Mr. Peake also left his lingering artistic imprints on the interior of the Casa, including a myth-based frieze painting in the house’s “book tower,” designed by famed Santa Barbara-based architect Lutah Maria Riggs. He also painted a Centaur scene in a Moorish nook by an entertainment center in the house, with little “Georgy” serving as a model for a part boy-horse-sea life figure playing a horn, above the shelf holding another loveable relic, a turntable.
Music, as it turns out, played a role in the art life of Mr. Peake, as seen in his 1965 painting on display, “Rhythmic Jazz,” which translates his love of jazz (and hanging out in jazz clubs) into an abstracted impression of a trumpet, set into a palpably rhythmic composition.

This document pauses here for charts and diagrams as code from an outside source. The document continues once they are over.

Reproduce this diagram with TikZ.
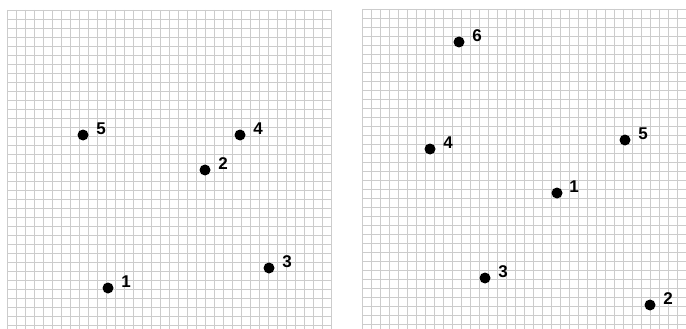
\documentclass[tikz,border=0pt]{standalone}
\usepackage{fontspec}
\setmainfont{Liberation Sans}
\begin{document}
\begin{tikzpicture}[x=1pt,y=-1pt,
  gridline/.style={draw=gray!40,line width=0.7pt},
  dot/.style={circle,fill=black,inner sep=0pt,minimum size=11pt},
  lab/.style={font=\bfseries\fontsize{17}{17}\selectfont,inner sep=0pt}]
\useasboundingbox (0,0) rectangle (686,329);
\fill[white] (0,0) rectangle (686,329);
% left grid
\foreach \i in {0,...,36} {\draw[gridline] (7+9*\i,10) -- (7+9*\i,329);}
\foreach \j in {0,...,35} {\draw[gridline] (7,10+9*\j) -- (331,10+9*\j);}
% right grid
\foreach \i in {0,...,36} {\draw[gridline] (362+9*\i,9) -- (362+9*\i,329);}
\foreach \j in {0,...,35} {\draw[gridline] (362,9+9*\j) -- (686,9+9*\j);}
% left dots
\node[dot] (L5) at (83,135) {};  \node[lab] (tL5) at (101,129) {5};
\node[dot] (L4) at (240,135) {}; \node[lab] (tL4) at (258,129) {4};
\node[dot] (L2) at (205,170) {}; \node[lab] (tL2) at (223,164) {2};
\node[dot] (L3) at (269,268) {}; \node[lab] (tL3) at (287,262) {3};
\node[dot] (L1) at (108,288) {}; \node[lab] (tL1) at (126,282) {1};
% right dots
\node[dot] (R6) at (459,42) {};  \node[lab] (tR6) at (477,36) {6};
\node[dot] (R4) at (430,149) {}; \node[lab] (tR4) at (448,143) {4};
\node[dot] (R5) at (625,140) {}; \node[lab] (tR5) at (643,134) {5};
\node[dot] (R1) at (557,193) {}; \node[lab] (tR1) at (574,187) {1};
\node[dot] (R3) at (485,278) {}; \node[lab] (tR3) at (503,272) {3};
\node[dot] (R2) at (650,305) {}; \node[lab] (tR2) at (668,299) {2};
\end{tikzpicture}
\end{document}
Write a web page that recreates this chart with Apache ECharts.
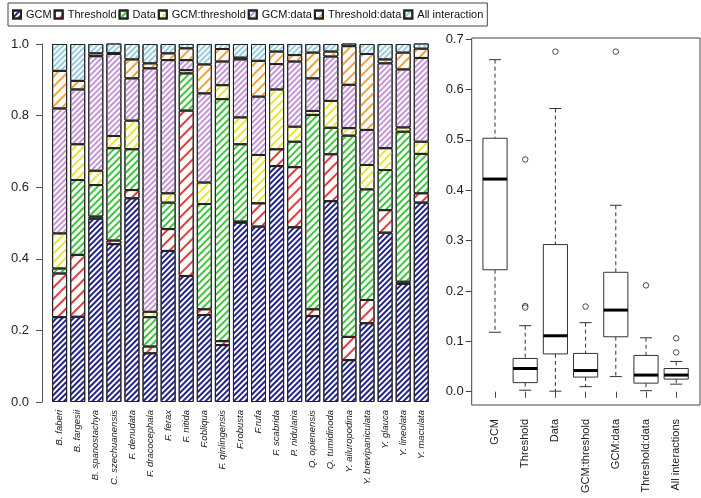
<!DOCTYPE html>
<html>
<head>
<meta charset="utf-8">
<script src="https://cdn.jsdelivr.net/npm/echarts@6/dist/echarts.min.js"></script>
<style>
html,body{margin:0;padding:0;background:#fff;}
#chart{width:701px;height:498px;}
</style>
</head>
<body>
<div id="chart"></div>
<script>
// ---------- Left: stacked proportions per species ----------
const species = ['B. faberi','B. fargesii','B. spanostachya','C. szechuanensis','F. denudata','F. dracocephala','F. ferax','F. nitida','F.obliqua','F. qinlingensis','F.robusta','F.rufa','F. scabrida','P. nidularia','Q. opienensis','Q. tumidinoda','Y. ailuropodina','Y. brevipaniculata','Y. glauca','Y. lineolata','Y. maculata'];
const gcm          = [0.237,0.238,0.512,0.441,0.569,0.136,0.422,0.352,0.243,0.159,0.501,0.490,0.659,0.488,0.240,0.561,0.117,0.220,0.473,0.330,0.557];
const threshold    = [0.122,0.173,0.006,0.010,0.023,0.019,0.061,0.462,0.016,0.011,0.003,0.065,0.047,0.168,0.019,0.131,0.065,0.065,0.063,0.006,0.026];
const dataPart     = [0.014,0.209,0.088,0.258,0.114,0.082,0.074,0.104,0.294,0.676,0.216,0.000,0.000,0.071,0.543,0.074,0.562,0.309,0.112,0.419,0.110];
const gcmThreshold = [0.098,0.100,0.040,0.034,0.080,0.015,0.026,0.009,0.060,0.039,0.075,0.135,0.167,0.042,0.011,0.075,0.021,0.068,0.061,0.012,0.034];
const gcmData      = [0.349,0.153,0.320,0.229,0.118,0.680,0.372,0.028,0.249,0.066,0.162,0.163,0.071,0.182,0.091,0.124,0.121,0.098,0.237,0.162,0.234];
const thresholdData= [0.105,0.024,0.008,0.003,0.053,0.014,0.019,0.033,0.081,0.035,0.005,0.100,0.035,0.018,0.072,0.014,0.108,0.212,0.011,0.047,0.026];
const allInter     = [0.075,0.103,0.026,0.028,0.043,0.054,0.026,0.012,0.057,0.014,0.038,0.047,0.021,0.031,0.024,0.021,0.020,0.028,0.043,0.024,0.021];

// ---------- Right: boxplot statistics ----------
const boxCats = ['GCM','Threshold','Data','GCM:threshold','GCM:data','Threshold:data','All interactions'];
const boxLow  = [0.118,0.003,0.001,0.010,0.030,0.002,0.015];
const boxQ1   = [0.242,0.018,0.075,0.029,0.109,0.017,0.025];
const boxMed  = [0.422,0.046,0.111,0.042,0.162,0.033,0.033];
const boxQ3   = [0.503,0.066,0.292,0.076,0.237,0.072,0.046];
const boxHigh = [0.659,0.131,0.562,0.137,0.370,0.107,0.060];
const outlierCat = [1,1,1,2,3,4,5,6,6];
const outlierVal = [0.461,0.170,0.167,0.675,0.169,0.675,0.211,0.106,0.078];

const FONT = 'Liberation Sans, Arial, Helvetica, sans-serif';
const ROT = -Math.PI/4;

const seriesDefs = [
  {name:'GCM', values:gcm, color:'#23238c', dash:[2,1.6]},
  {name:'Threshold', values:threshold, color:'#e03c3c', dash:[1.2,5.5]},
  {name:'Data', values:dataPart, color:'#3ec63e', dash:[1.2,3]},
  {name:'GCM:threshold', values:gcmThreshold, color:'#e6e63a', dash:[1.2,3.5]},
  {name:'GCM:data', values:gcmData, color:'#c496d6', dash:[1.2,2]},
  {name:'Threshold:data', values:thresholdData, color:'#f0a23c', dash:[1.2,4.5]},
  {name:'All interaction', values:allInter, color:'#98cde0', dash:[1.2,2]}
];

const barSeries = seriesDefs.map(d => ({
  name: d.name,
  type: 'bar',
  stack: 'total',
  xAxisIndex: 0, yAxisIndex: 0,
  barWidth: 15,
  data: d.values,
  itemStyle: {
    color: '#ffffff',
    borderColor: '#222',
    borderWidth: 1,
    decal: {symbol:'rect', symbolSize:1, dashArrayX:[1,0], dashArrayY:d.dash, rotation:ROT, color:d.color}
  },
  emphasis: {disabled: true},
  animation: false
}));

const boxData = boxCats.map((c,i) => [i, boxLow[i], boxQ1[i], boxMed[i], boxQ3[i], boxHigh[i]]);

function renderBox(params, api) {
  const idx = api.value(0);
  const x = api.coord([idx, 0])[0];
  const yl = api.coord([idx, api.value(1)])[1];
  const y1 = api.coord([idx, api.value(2)])[1];
  const ym = api.coord([idx, api.value(3)])[1];
  const y3 = api.coord([idx, api.value(4)])[1];
  const yh = api.coord([idx, api.value(5)])[1];
  const bw = api.size([1, 0])[0] * 0.8;
  const cw = bw / 4;
  const stroke = '#333';
  return {
    type: 'group',
    children: [
      {type:'line', shape:{x1:x,y1:yh,x2:x,y2:y3}, style:{stroke:stroke,lineWidth:1,lineDash:[4,3]}},
      {type:'line', shape:{x1:x,y1:y1,x2:x,y2:yl}, style:{stroke:stroke,lineWidth:1,lineDash:[4,3]}},
      {type:'line', shape:{x1:x-cw,y1:yh,x2:x+cw,y2:yh}, style:{stroke:stroke,lineWidth:1}},
      {type:'line', shape:{x1:x-cw,y1:yl,x2:x+cw,y2:yl}, style:{stroke:stroke,lineWidth:1}},
      {type:'rect', shape:{x:x-bw/2,y:y3,width:bw,height:y1-y3}, style:{fill:'#fff',stroke:stroke,lineWidth:1}},
      {type:'line', shape:{x1:x-bw/2,y1:ym,x2:x+bw/2,y2:ym}, style:{stroke:'#000',lineWidth:3}}
    ]
  };
}

const option = {
  animation: false,
  backgroundColor: '#fff',
  textStyle: {fontFamily: FONT},
  legend: {
    data: seriesDefs.map(d => ({name: d.name, icon: 'rect'})),
    left: 8, top: 3,
    padding: [6, 4, 6, 4],
    itemGap: 2,
    itemWidth: 8, itemHeight: 8,
    borderColor: '#444', borderWidth: 1,
    textStyle: {fontSize: 11, color: '#111', fontFamily: FONT},
    selectedMode: false
  },
  grid: [
    {left: 50.6, right: 270.7, top: 44, bottom: 96},
    {left: 471.7, right: 1, top: 38, bottom: 93, show: true, borderColor: '#444', borderWidth: 1, backgroundColor: 'transparent'},
    {left: 479.9, right: 9.7, top: 39, bottom: 106.3}
  ],
  xAxis: [
    {type:'category', gridIndex:0, data: species,
     axisLine:{show:false}, axisTick:{show:false},
     axisLabel:{rotate:90, fontSize:9.5, fontStyle:'italic', color:'#222', margin:8, interval:0}},
    {type:'value', gridIndex:1, show:false, min:0, max:1},
    {type:'category', gridIndex:2, data: boxCats, offset: 13.3,
     axisLine:{show:false},
     axisTick:{show:true, alignWithLabel:true, length:6, lineStyle:{color:'#444'}},
     axisLabel:{rotate:90, fontSize:11, color:'#222', margin:14, interval:0}}
  ],
  yAxis: [
    {type:'value', gridIndex:0, min:0, max:1, interval:0.2, offset:8.6,
     axisLine:{show:true, lineStyle:{color:'#555'}},
     axisTick:{show:true, length:6, lineStyle:{color:'#555'}},
     axisLabel:{fontSize:13, color:'#222', margin:13, formatter: v => v.toFixed(1)},
     splitLine:{show:false}},
    {type:'value', gridIndex:1, show:false, min:0, max:1},
    {type:'value', gridIndex:2, min:0, max:0.7, interval:0.1, offset:8.2,
     axisLine:{show:false},
     axisTick:{show:true, length:6, lineStyle:{color:'#444'}},
     axisLabel:{fontSize:13, color:'#222', margin:8, formatter: v => v.toFixed(1)},
     splitLine:{show:false}}
  ],
  series: barSeries.concat([
    {type:'custom', name:'box', xAxisIndex:2, yAxisIndex:2,
     renderItem: renderBox, data: boxData, encode:{x:0, y:[1,2,3,4,5]}, silent:true, clip:false},
    {type:'scatter', name:'outliers', xAxisIndex:2, yAxisIndex:2,
     data: outlierCat.map((c,i) => [c, outlierVal[i]]),
     symbol:'circle', symbolSize:5.5,
     itemStyle:{color:'#fff', borderColor:'#222', borderWidth:1}, silent:true}
  ])
};

const chart = echarts.init(document.getElementById('chart'), null, {renderer:'canvas'});
chart.setOption(option);
</script>
</body>
</html>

But the real subject of the painting is the music itself.
Jazz, with its exploratory, improvisatory nature and American individualist ethos, inspired the painter, alongside such varied influences as early European modernism—especially Cubism—and his life as a hands-on rancher (vs. gentleman rancher). These influences merge and are made apparent in the handful of actual canvases brought out for display from the County Art Collection.
From the rancher factor, we find his large, ruggedly formal paintings “Horse and Man,” a classic example of his “cowboy Cubist” style painted in 1959, and “Shaman,” a mythic animal spirit vision. Just as a trumpet is mythicized and altered in “Rhythmic Jazz,” the painter followed his instinct to “biomorphically” alter a functional object, rendering its symbolic, in his canvas called “Vertical Farm Implement.” The artist’s model was an inanimate object, seen down on the ranch, but elevated through art to talisman status, and even with a sly echo of Georgia O’Keeffe in its evocation of bones.
His beloved Santa Ynez Valley home base is paid semi-abstractionist tribute in the smaller “Mountain and Cachuma Lake,” a late period painting from 1980. He also dives deeper into the juxtaposition of purer abstraction and reinvention with “Aquatic Rhythm,” another rhythmic exercise, but this time realized in an image of signature cubist visual blocks and forms below and overlaid with pointillist sprinkles of dots/bubbles.
With this painting, and the others in the gallery bearing his name, Mr. Peake manages the feat of creating an aesthetic balancing intellectual and Modernist ideas with an organic sense of the sensual. That may be the rancher-cowboy speaking, and/or the jazz fan.